Stand at each main entry point to the room and look at the wall. From the doorway, does the gallery overpower the furniture, or does it sit in proportion? From a seat on the sofa, does the wall feel close and comforting, or busy and restless?
If the gallery competes too hard with the room, the fix often lies not in the art but in the surroundings. Simplify nearby shelves. Remove one or two decorative objects from the console below. Let the wall have its moment without too many neighbors shouting.
When the furniture palette is quiet and the color story of the room is simple, the gallery has more freedom to be varied without feeling cluttered. When the room is already full of pattern and color, the gallery has to become more restrained: fewer frame types, calmer palette, stronger structure.
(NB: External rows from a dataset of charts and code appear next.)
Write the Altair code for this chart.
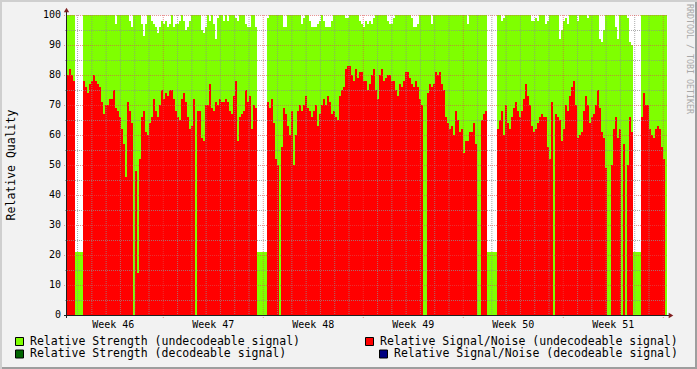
import altair as alt
import pandas as pd

# Relative Signal/Noise (undecodeable signal), one sample per 0.14 day
snr = [
    80, 82, 80, 78, 0, 0, 0, 0, 78, 76,
    74, 77, 78, 80, 78, 77, 76, 71, 67, 70,
    70, 72, 72, 75, 69, 68, 66, 62, 57, 46,
    71, 68, 64, 0, 48, 14, 52, 66, 68, 61,
    60, 64, 66, 72, 68, 66, 70, 75, 72, 74,
    73, 75, 75, 72, 68, 66, 65, 72, 74, 71,
    66, 62, 63, 72, 0, 68, 68, 59, 58, 70,
    70, 77, 69, 68, 71, 70, 72, 71, 71, 72,
    71, 68, 67, 73, 78, 58, 66, 67, 68, 75,
    71, 73, 62, 70, 69, 0, 0, 0, 0, 0,
    71, 69, 72, 64, 52, 50, 0, 56, 69, 67,
    63, 60, 68, 50, 60, 68, 70, 68, 70, 73,
    69, 68, 66, 68, 70, 63, 67, 70, 72, 70,
    73, 71, 67, 68, 66, 65, 73, 75, 76, 82,
    83, 83, 80, 78, 82, 79, 81, 81, 78, 78,
    75, 77, 80, 82, 75, 72, 80, 82, 78, 79,
    80, 80, 78, 78, 75, 73, 77, 76, 78, 81,
    81, 79, 77, 76, 78, 76, 72, 70, 0, 0,
    74, 77, 76, 77, 81, 80, 81, 77, 75, 66,
    64, 62, 63, 60, 68, 65, 61, 62, 54, 58,
    58, 61, 61, 64, 57, 0, 0, 65, 67, 68,
    0, 0, 0, 0, 0, 62, 65, 68, 60, 70,
    64, 62, 66, 69, 71, 68, 66, 68, 72, 77,
    73, 70, 63, 61, 62, 64, 66, 67, 66, 66,
    56, 52, 71, 0, 67, 66, 65, 58, 62, 70,
    68, 73, 76, 78, 70, 59, 60, 61, 68, 73,
    70, 64, 66, 67, 70, 75, 69, 61, 59, 49,
    0, 0, 50, 62, 66, 59, 62, 0, 57, 0,
    50, 66, 61, 0, 0, 0, 0, 66, 74, 70,
    70, 62, 60, 59, 62, 63, 62, 56, 52, 0,
]

# Relative Strength (undecodeable signal)
strength = [
    100, 100, 100, 100, 21, 21, 21, 21, 100, 100,
    100, 100, 100, 100, 100, 100, 100, 100, 100, 100,
    100, 100, 100, 100, 97, 100, 100, 100, 100, 100,
    100, 98, 96, 100, 100, 100, 100, 97, 93, 97,
    100, 100, 98, 97, 96, 94, 96, 98, 97, 98,
    96, 97, 100, 96, 97, 97, 98, 100, 98, 95,
    96, 98, 100, 100, 100, 100, 100, 95, 94, 96,
    100, 98, 100, 97, 92, 99, 100, 100, 98, 100,
    98, 100, 100, 100, 99, 98, 100, 100, 100, 97,
    96, 96, 100, 100, 96, 21, 21, 21, 21, 21,
    99, 100, 100, 100, 100, 100, 100, 100, 96, 96,
    100, 100, 100, 100, 100, 100, 100, 97, 99, 100,
    100, 98, 96, 96, 96, 97, 98, 100, 98, 96,
    96, 96, 98, 100, 100, 100, 100, 100, 100, 99,
    99, 100, 100, 100, 100, 100, 98, 97, 96, 98,
    97, 98, 97, 99, 100, 100, 100, 100, 100, 100,
    98, 97, 97, 99, 100, 100, 100, 100, 100, 100,
    100, 100, 99, 96, 96, 97, 100, 100, 100, 100,
    100, 100, 97, 100, 100, 100, 100, 100, 100, 100,
    100, 100, 100, 100, 100, 100, 100, 100, 100, 100,
    97, 100, 100, 100, 100, 100, 100, 100, 100, 100,
    21, 21, 21, 21, 21, 100, 100, 98, 99, 100,
    100, 100, 100, 100, 100, 100, 100, 100, 100, 100,
    100, 100, 98, 98, 99, 98, 100, 100, 100, 97,
    98, 100, 100, 100, 100, 100, 92, 95, 98, 99,
    97, 100, 100, 100, 100, 98, 100, 100, 100, 100,
    99, 100, 100, 100, 100, 100, 92, 91, 95, 100,
    100, 100, 100, 100, 96, 92, 100, 100, 100, 100,
    99, 91, 90, 21, 21, 21, 21, 100, 100, 100,
    100, 100, 100, 100, 100, 100, 100, 100, 100, 100,
]

week_labels = ["Week 46", "Week 47", "Week 48", "Week 49", "Week 50", "Week 51"]
y_ticks = [0, 10, 20, 30, 40, 50, 60, 70, 80, 90, 100]
legend_labels = [
    "Relative Strength (undecodeable signal)",
    "Relative Strength  (decodeable signal)",
    "Relative Signal/Noise (undecodeable signal)",
    "Relative Signal/Noise (decodeable signal)",
]
legend_colors = ["#7FFF00", "#006400", "#FF0000", "#000080"]

assert len(snr) == 300 and len(strength) == 300

START = 0.26   # days after the Monday that starts week 46
STEP = 0.14    # days per sample
N = len(snr)
END = START + STEP * N

t = [START + STEP * i for i in range(N + 1)]
df = pd.DataFrame({"t": t, "strength": strength + [strength[-1]], "snr": snr + [snr[-1]]})

W, H = 600, 300
PL, PT = 67, 15
FONT = "DejaVu Sans Mono"

xs = alt.Scale(domain=[START, END], nice=False, zero=False)
ys = alt.Scale(domain=[0, 100], nice=False, zero=True)

X = lambda f: alt.X(f, type="quantitative", scale=xs, axis=None)
Y = lambda f: alt.Y(f, type="quantitative", scale=ys, axis=None)

base = alt.Chart(df)
green = base.mark_area(interpolate="step-after", color="#7FFF00", opacity=1).encode(
    x=X("t"), y=Y("strength"))
red = base.mark_area(interpolate="step-after", color="#FF0000", opacity=1).encode(
    x=X("t"), y=Y("snr"))

weeks = [7 * k for k in range(1, 7)]
days = [d for d in range(1, 42) if d % 7 != 0]
mids = [3.5 + 7 * k for k in range(6)]
minor_y = [v for v in range(5, 100, 5) if v % 10 != 0]
major_y = [v for v in range(10, 101, 10)]

dummy = pd.DataFrame({"a": [0]})

vminor = alt.Chart(pd.DataFrame({"d": days})).mark_rule(
    color="#8F8F8F", opacity=0.75, strokeDash=[1, 1], strokeWidth=1).encode(
    x=X("d"), y=alt.value(0), y2=alt.value(H + 2))
vmajor = alt.Chart(pd.DataFrame({"d": weeks})).mark_rule(
    color="#DE4F4F", opacity=0.6, strokeDash=[1, 1], strokeWidth=1).encode(
    x=X("d"), y=alt.value(0), y2=alt.value(H + 3))
hminor = alt.Chart(pd.DataFrame({"v": minor_y})).mark_rule(
    color="#8F8F8F", opacity=0.75, strokeDash=[1, 1], strokeWidth=1, yOffset=0.5).encode(
    y=Y("v"), x=alt.value(-2), x2=alt.value(W))
hmajor = alt.Chart(pd.DataFrame({"v": major_y})).mark_rule(
    color="#DE4F4F", opacity=0.6, strokeDash=[1, 1], strokeWidth=1, yOffset=0.5).encode(
    y=Y("v"), x=alt.value(-3), x2=alt.value(W))

yaxis = alt.Chart(dummy).mark_rule(color="#1F1F1F", strokeWidth=1).encode(
    x=alt.value(-0.5), y=alt.value(-4), y2=alt.value(H + 3))
xaxis = alt.Chart(dummy).mark_rule(color="#1F1F1F", strokeWidth=1).encode(
    y=alt.value(H + 0.5), x=alt.value(-3), x2=alt.value(W + 3))
arrow_up = alt.Chart(dummy).mark_point(shape="triangle-up", filled=True, color="#801F1F",
                                       size=28, opacity=1).encode(
    x=alt.value(-0.5), y=alt.value(-5))
arrow_right = alt.Chart(dummy).mark_point(shape="triangle-right", filled=True, color="#801F1F",
                                          size=28, opacity=1).encode(
    x=alt.value(W + 4), y=alt.value(H + 0.5))

ylabels = alt.Chart(pd.DataFrame({"v": y_ticks})).mark_text(
    align="right", baseline="middle", font=FONT, fontSize=10, color="black").encode(
    y=Y("v"), x=alt.value(-6), text=alt.Text("v:Q"))
xlabels = alt.Chart(pd.DataFrame({"d": mids, "lab": week_labels})).mark_text(
    align="center", baseline="middle", font=FONT, fontSize=10, color="black").encode(
    x=X("d"), y=alt.value(325 - PT), text="lab:N")

ytitle = alt.Chart(dummy).mark_text(
    angle=270, align="center", baseline="middle", font=FONT, fontSize=11.5, color="black").encode(
    x=alt.value(12 - PL), y=alt.value(165 - PT), text=alt.value("Relative Quality"))

watermark = alt.Chart(dummy).mark_text(
    angle=90, align="left", baseline="middle", font=FONT, fontSize=8.3, color="#A8A8A8").encode(
    x=alt.value(688.5 - PL), y=alt.value(4 - PT), text=alt.value("RRDTOOL / TOBI OETIKER"))

# legend: (box x, text x, row)
legend_layout = [(15, 30, 0), (15, 30, 1), (365, 380, 0), (379, 394, 1)]
row_box_top = [337, 349.5]
row_text_y = [341.5, 354]
legend_layers = []
for lab, col, (bx, tx, r) in zip(legend_labels, legend_colors, legend_layout):
    legend_layers.append(alt.Chart(dummy).mark_rect(fill=col, stroke="black", strokeWidth=1).encode(
        x=alt.value(bx + 0.5 - PL), x2=alt.value(bx + 8.5 - PL),
        y=alt.value(row_box_top[r] + 0.5 - PT), y2=alt.value(row_box_top[r] + 8.5 - PT)))
    legend_layers.append(alt.Chart(dummy).mark_text(
        align="left", baseline="middle", font=FONT, fontSize=11.5, color="black").encode(
        x=alt.value(tx - PL), y=alt.value(row_text_y[r] - PT), text=alt.value(lab)))

# 3D frame
frame = [
    alt.Chart(dummy).mark_rule(color="#CFCFCF", strokeWidth=2).encode(
        x=alt.value(-PL), x2=alt.value(697 - PL), y=alt.value(1 - PT)),
    alt.Chart(dummy).mark_rule(color="#CFCFCF", strokeWidth=2).encode(
        y=alt.value(-PT), y2=alt.value(369 - PT), x=alt.value(1 - PL)),
    alt.Chart(dummy).mark_rule(color="#9E9E9E", strokeWidth=2).encode(
        x=alt.value(2 - PL), x2=alt.value(697 - PL), y=alt.value(368 - PT)),
    alt.Chart(dummy).mark_rule(color="#9E9E9E", strokeWidth=2).encode(
        y=alt.value(2 - PT), y2=alt.value(369 - PT), x=alt.value(696 - PL)),
]

chart = alt.layer(
    green, red, vminor, hminor, vmajor, hmajor, yaxis, xaxis, arrow_up, arrow_right,
    ylabels, xlabels, ytitle, watermark, *legend_layers, *frame
).properties(
    width=W, height=H,
    padding={"left": PL, "top": PT, "right": 697 - PL - W, "bottom": 369 - PT - H},
    autosize=alt.AutoSizeParams(type="none"),
).configure(background="#F2F2F2").configure_view(fill="white", stroke="transparent")

chart.save("out.html", embed_options={"renderer": "svg", "actions": False})
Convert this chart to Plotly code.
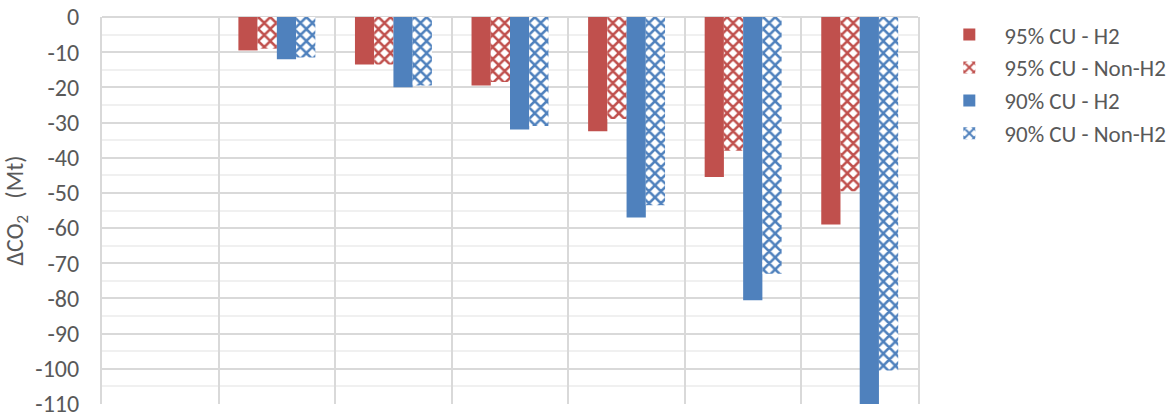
import plotly.graph_objects as go

categories = [0, 1, 2, 3, 4, 5, 6]
series_names = ["95% CU - H2", "95% CU - Non-H2", "90% CU - H2", "90% CU - Non-H2"]
cu95_h2 = [None, -9.5, -13.5, -19.5, -32.5, -45.5, -59.0]
cu95_nonh2 = [None, -9.0, -13.5, -18.5, -29.0, -38.0, -49.5]
cu90_h2 = [None, -12.0, -20.0, -32.0, -57.0, -80.5, -110.0]
cu90_nonh2 = [None, -11.5, -19.5, -31.0, -53.5, -73.0, -100.5]
y_ticks = [0, -10, -20, -30, -40, -50, -60, -70, -80, -90, -100, -110]

RED = "#C0504D"
BLUE = "#4F81BD"
FONT = "Carlito, Lato, 'Liberation Sans', sans-serif"
FS = 24

fig = go.Figure()

def solid(name, vals, color):
    return go.Bar(x=categories, y=vals, name=name,
                  marker=dict(color=color, line=dict(width=0)))

def checker(name, vals, color):
    return go.Bar(x=categories, y=vals, name=name,
                  marker=dict(color="white",
                              line=dict(width=0, color=color),
                              pattern=dict(shape="x", fgcolor=color, bgcolor="white",
                                           fgopacity=1, size=8.5, solidity=0.5,
                                           fillmode="replace")))

fig.add_trace(solid(series_names[0], cu95_h2, RED))
fig.add_trace(checker(series_names[1], cu95_nonh2, RED))
fig.add_trace(solid(series_names[2], cu90_h2, BLUE))
fig.add_trace(checker(series_names[3], cu90_nonh2, BLUE))

grid_x = [c - 0.5 for c in categories] + [categories[-1] + 0.5]

fig.update_layout(
    width=1172, height=419,
    margin=dict(l=102, r=254, t=17, b=15, autoexpand=False),
    paper_bgcolor="white", plot_bgcolor="white",
    barmode="group", bargap=0.34, bargroupgap=0,
    font=dict(family=FONT, size=FS, color="#595959"),
    showlegend=True,
    legend=dict(x=1.02, y=1.01, xanchor="left", yanchor="top",
                font=dict(family=FONT, size=23, color="#595959"),
                tracegroupgap=0, itemwidth=60, bgcolor="rgba(0,0,0,0)"),
    xaxis=dict(range=[-0.5, 6.5], tickmode="array", tickvals=grid_x,
               showticklabels=False, ticks="", showgrid=True, automargin=False,
               gridcolor="#d9d9d9", gridwidth=2, zeroline=False,
               showline=False),
    yaxis=dict(range=[-110, 0], tickmode="array", tickvals=y_ticks,
               ticktext=[str(v) for v in y_ticks], showgrid=True, automargin=False,
               gridcolor="#d9d9d9", gridwidth=2, zeroline=True,
               zerolinecolor="#d9d9d9", zerolinewidth=2,
               showline=True, linecolor="#d9d9d9", linewidth=2, mirror=True,
               ticks="", ticklabelstandoff=16, ticklabeloverflow="allow",
               tickfont=dict(family=FONT, size=FS, color="#595959"),
               minor=dict(dtick=5, tick0=0, showgrid=True, gridcolor="#f0f0f0",
                          gridwidth=2, ticks=""),
               title=dict(text="ΔCO<sub>2</sub>&nbsp;&nbsp;&nbsp;(Mt)", standoff=10,
                          font=dict(family=FONT, size=FS, color="#595959"))),
)

post = ("var d=document.getElementById('{plot_id}');"
        "document.documentElement.style.margin='0';"
        "document.body.style.margin='0';document.body.style.padding='0';"
        "document.body.style.overflow='hidden';"
        "d.style.position='fixed';d.style.left='0px';d.style.top='0px';")
fig.write_html("out.html", post_script=post, config={"displayModeBar": False})
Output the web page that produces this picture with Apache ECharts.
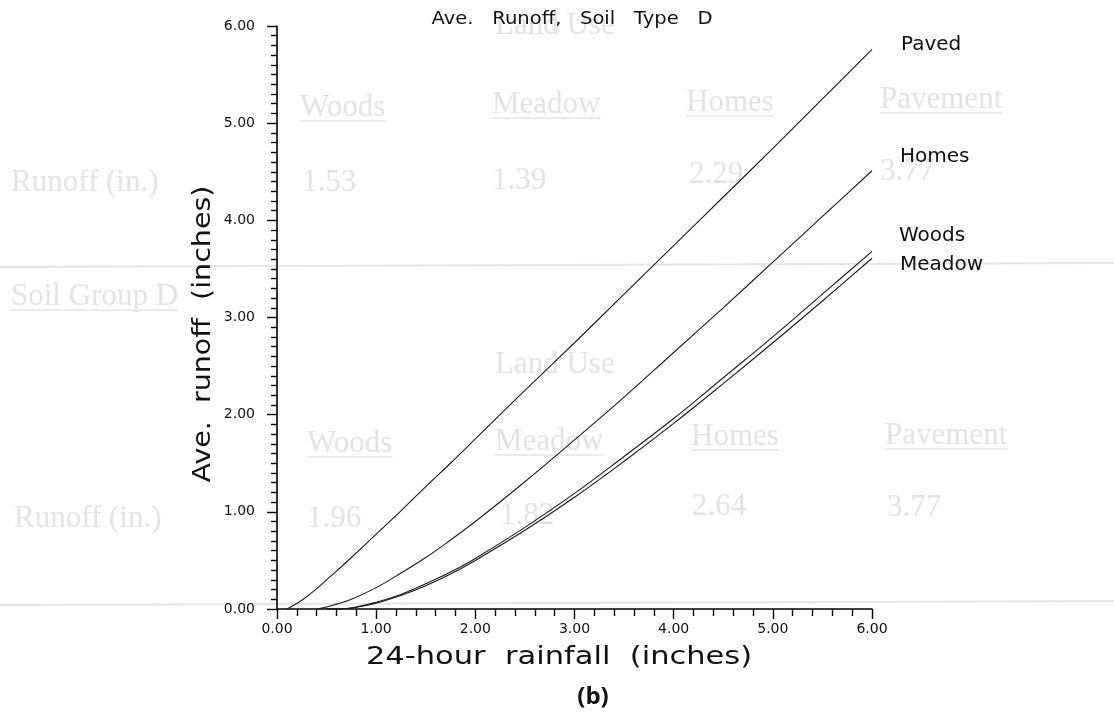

A clean gallery wall is not about perfection or absolute symmetry. It is about giving the art a clear architecture to live in. Once that structure is in place, your choices can be personal, even imperfect. I tend to prefer concrete over plaster, black frames over chrome, heavy paper over glossy stock. You might prefer warm walnut and linen mats. The wall will still feel ordered if the invisible lines, spaces, and hierarchies hold.
When you start to see your gallery not as decoration, but as a small piece of architecture on the wall, clutter stops being your main worry. You are curating light, lines, and space first. The art simply finds its place inside that frame.